[Begin Supplied records]
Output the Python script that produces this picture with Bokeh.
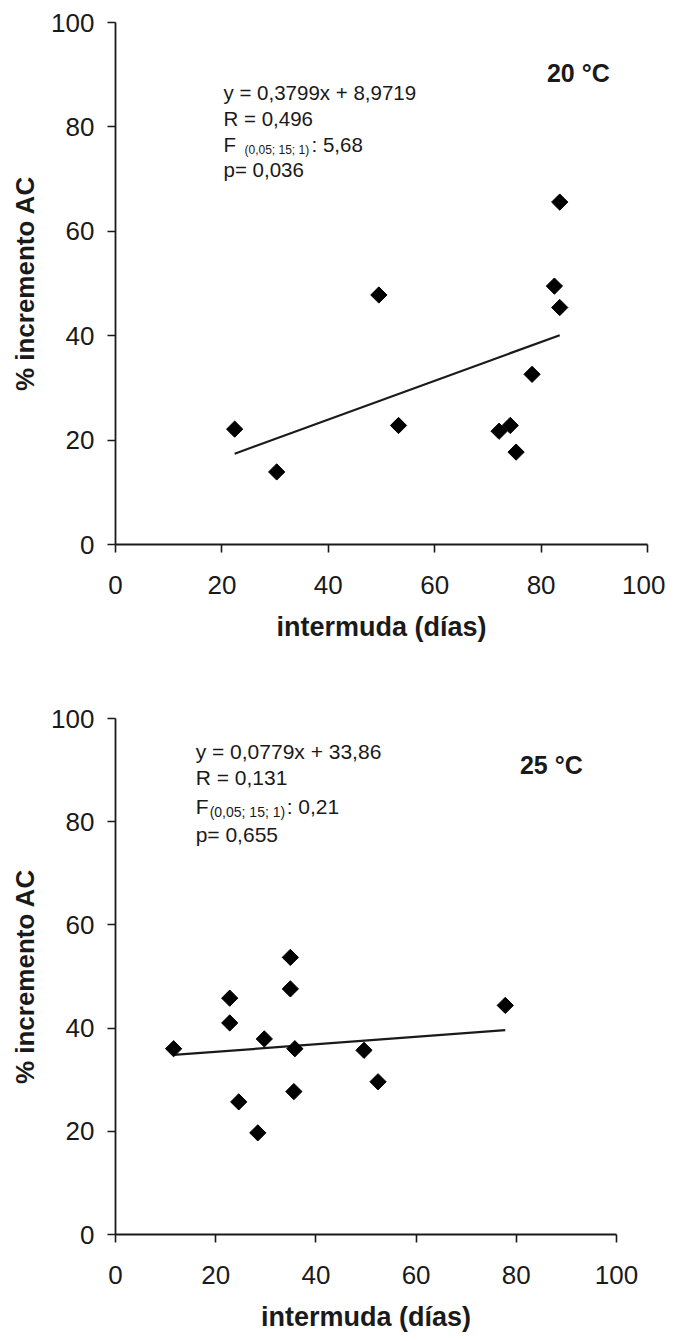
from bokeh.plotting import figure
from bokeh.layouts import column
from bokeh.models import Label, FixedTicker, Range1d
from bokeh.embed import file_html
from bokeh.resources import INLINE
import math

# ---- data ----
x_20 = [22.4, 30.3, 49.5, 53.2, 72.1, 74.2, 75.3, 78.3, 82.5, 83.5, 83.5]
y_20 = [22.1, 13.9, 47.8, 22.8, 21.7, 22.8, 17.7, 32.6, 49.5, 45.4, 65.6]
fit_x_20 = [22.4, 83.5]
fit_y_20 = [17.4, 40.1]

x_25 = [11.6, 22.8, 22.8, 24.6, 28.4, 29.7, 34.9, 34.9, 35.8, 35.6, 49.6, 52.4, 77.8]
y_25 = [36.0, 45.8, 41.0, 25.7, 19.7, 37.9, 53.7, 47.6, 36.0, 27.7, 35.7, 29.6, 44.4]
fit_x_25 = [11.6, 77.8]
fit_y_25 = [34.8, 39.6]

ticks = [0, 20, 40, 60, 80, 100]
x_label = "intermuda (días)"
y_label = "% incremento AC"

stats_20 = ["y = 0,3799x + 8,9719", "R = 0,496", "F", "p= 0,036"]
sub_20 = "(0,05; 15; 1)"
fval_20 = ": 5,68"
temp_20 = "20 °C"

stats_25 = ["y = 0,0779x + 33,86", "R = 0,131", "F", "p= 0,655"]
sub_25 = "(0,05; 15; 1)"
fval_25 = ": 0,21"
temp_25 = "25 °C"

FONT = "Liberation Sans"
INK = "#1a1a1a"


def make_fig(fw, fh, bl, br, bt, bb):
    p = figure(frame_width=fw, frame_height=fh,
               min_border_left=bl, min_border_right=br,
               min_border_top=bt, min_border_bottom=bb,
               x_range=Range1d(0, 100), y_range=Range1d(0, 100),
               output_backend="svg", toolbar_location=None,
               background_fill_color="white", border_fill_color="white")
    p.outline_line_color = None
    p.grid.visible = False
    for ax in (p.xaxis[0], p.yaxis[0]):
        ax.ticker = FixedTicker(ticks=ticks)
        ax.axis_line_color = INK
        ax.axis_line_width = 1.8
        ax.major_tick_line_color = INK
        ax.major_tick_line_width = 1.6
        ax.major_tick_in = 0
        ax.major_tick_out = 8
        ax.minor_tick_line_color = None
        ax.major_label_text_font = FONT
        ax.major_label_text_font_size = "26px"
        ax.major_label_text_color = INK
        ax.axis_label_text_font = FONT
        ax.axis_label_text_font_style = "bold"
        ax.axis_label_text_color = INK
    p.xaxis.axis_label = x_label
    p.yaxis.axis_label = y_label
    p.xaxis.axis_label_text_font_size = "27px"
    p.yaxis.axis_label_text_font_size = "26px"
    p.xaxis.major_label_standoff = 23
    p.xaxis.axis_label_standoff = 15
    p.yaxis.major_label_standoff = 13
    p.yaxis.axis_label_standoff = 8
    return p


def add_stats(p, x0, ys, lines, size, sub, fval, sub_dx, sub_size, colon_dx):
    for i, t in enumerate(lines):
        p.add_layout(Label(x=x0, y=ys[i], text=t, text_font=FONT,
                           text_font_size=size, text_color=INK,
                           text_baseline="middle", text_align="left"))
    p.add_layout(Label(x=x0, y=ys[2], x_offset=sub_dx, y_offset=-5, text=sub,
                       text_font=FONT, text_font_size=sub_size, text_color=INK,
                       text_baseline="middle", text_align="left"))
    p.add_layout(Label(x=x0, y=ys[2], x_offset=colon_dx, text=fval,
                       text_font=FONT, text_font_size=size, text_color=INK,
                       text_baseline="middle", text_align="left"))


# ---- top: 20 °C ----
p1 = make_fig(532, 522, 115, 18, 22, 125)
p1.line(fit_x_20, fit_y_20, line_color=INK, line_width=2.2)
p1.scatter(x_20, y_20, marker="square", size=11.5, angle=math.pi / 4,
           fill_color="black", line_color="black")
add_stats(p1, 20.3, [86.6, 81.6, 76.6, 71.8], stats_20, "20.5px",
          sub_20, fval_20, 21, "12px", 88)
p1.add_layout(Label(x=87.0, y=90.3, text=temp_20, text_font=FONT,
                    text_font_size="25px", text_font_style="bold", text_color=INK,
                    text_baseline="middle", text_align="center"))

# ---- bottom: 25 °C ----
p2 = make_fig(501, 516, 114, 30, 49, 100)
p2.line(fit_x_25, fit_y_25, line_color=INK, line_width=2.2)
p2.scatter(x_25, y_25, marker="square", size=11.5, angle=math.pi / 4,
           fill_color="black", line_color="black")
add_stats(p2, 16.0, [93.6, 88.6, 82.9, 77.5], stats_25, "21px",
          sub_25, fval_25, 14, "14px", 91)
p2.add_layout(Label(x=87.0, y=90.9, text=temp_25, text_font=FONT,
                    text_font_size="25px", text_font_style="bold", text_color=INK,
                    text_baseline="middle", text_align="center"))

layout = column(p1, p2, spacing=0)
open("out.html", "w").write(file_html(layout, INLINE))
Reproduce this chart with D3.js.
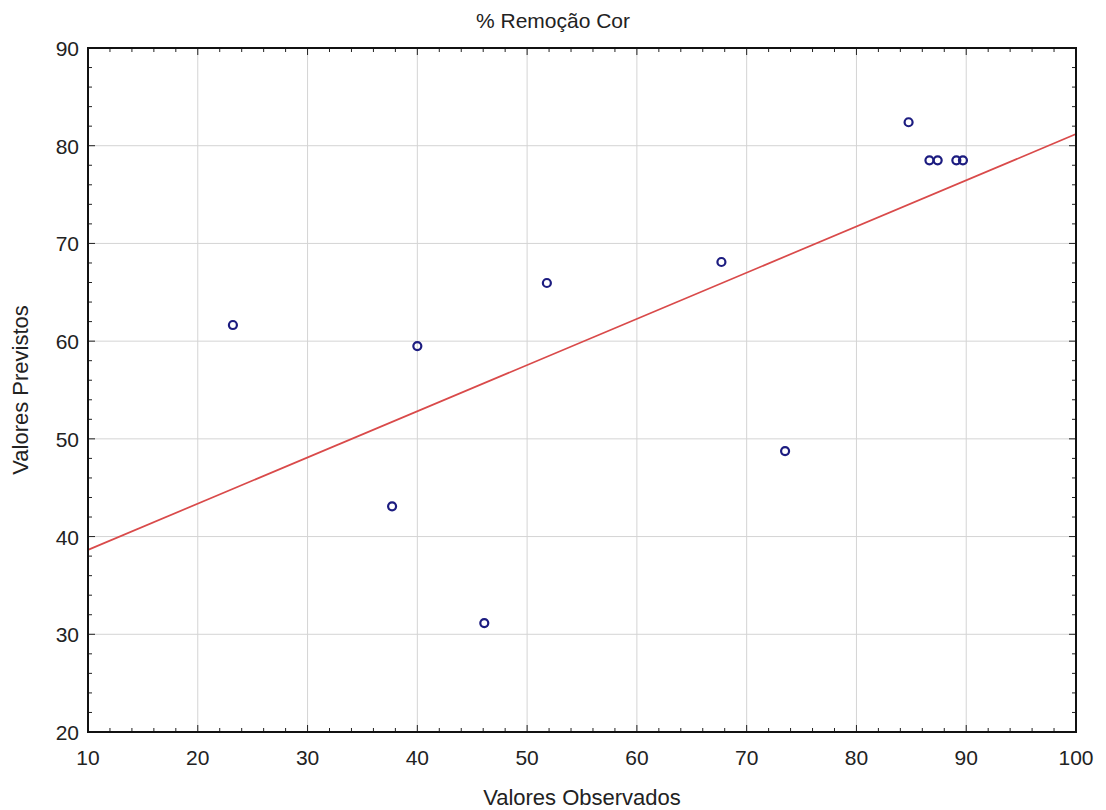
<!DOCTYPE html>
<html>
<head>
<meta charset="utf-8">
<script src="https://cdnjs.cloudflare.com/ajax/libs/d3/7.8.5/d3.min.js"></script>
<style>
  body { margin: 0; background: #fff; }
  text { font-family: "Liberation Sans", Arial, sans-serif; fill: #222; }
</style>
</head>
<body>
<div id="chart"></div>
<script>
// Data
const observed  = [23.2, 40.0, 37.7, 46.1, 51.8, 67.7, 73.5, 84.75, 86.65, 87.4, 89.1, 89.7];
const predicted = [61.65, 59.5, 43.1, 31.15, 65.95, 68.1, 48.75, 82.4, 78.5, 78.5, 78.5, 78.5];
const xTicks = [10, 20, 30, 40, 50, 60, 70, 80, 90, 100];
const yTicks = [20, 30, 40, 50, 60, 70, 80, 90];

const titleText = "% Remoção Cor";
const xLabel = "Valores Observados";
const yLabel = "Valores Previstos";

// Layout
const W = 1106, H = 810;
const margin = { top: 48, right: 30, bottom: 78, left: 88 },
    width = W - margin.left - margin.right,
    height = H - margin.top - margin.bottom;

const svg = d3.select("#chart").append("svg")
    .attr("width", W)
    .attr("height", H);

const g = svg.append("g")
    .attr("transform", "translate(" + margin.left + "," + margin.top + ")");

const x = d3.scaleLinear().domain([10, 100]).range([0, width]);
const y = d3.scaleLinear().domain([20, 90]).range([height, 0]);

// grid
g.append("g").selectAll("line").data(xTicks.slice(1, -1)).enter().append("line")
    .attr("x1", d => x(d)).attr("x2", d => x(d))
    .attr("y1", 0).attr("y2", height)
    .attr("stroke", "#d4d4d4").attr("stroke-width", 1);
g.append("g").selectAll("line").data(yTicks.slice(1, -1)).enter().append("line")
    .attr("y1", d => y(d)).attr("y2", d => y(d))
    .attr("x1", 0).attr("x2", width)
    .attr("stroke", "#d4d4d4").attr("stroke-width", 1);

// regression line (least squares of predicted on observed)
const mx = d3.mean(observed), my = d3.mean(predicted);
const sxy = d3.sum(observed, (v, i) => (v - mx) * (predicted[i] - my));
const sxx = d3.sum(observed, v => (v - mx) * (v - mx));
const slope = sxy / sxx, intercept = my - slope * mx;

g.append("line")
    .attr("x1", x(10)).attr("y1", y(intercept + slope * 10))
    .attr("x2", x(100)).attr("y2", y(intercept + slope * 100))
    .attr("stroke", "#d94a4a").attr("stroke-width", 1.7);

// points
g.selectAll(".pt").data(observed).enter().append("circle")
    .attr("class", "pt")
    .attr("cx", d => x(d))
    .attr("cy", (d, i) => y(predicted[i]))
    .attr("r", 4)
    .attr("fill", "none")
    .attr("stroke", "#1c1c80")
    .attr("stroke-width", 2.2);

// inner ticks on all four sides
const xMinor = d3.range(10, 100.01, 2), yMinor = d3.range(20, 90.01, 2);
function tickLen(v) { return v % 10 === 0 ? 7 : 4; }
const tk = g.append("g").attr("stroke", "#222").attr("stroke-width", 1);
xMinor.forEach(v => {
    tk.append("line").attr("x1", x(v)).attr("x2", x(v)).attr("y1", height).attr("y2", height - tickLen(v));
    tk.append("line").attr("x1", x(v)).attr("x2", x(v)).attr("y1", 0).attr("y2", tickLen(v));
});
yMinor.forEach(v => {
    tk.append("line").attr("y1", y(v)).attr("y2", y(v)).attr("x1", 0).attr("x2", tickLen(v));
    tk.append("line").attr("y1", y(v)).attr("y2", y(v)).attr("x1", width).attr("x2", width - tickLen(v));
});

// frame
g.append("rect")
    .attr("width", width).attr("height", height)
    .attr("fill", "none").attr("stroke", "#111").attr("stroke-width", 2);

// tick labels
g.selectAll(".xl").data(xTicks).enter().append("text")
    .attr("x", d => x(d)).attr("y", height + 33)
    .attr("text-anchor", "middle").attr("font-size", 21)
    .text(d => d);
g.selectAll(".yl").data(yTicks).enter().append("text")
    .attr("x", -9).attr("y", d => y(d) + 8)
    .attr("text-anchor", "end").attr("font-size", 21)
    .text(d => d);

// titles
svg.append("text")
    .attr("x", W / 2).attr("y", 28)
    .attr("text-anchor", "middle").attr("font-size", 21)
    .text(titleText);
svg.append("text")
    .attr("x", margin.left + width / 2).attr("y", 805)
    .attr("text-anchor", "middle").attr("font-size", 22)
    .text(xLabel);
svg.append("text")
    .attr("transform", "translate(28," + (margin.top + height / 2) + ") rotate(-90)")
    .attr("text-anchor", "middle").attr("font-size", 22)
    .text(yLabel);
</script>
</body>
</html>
[End Supplied records]
Instructions to follow
Filter out all lines lacking the word "this" and copy the rest.

Final answer
Output the Python script that produces this picture with Bokeh.
Reproduce this chart with D3.js.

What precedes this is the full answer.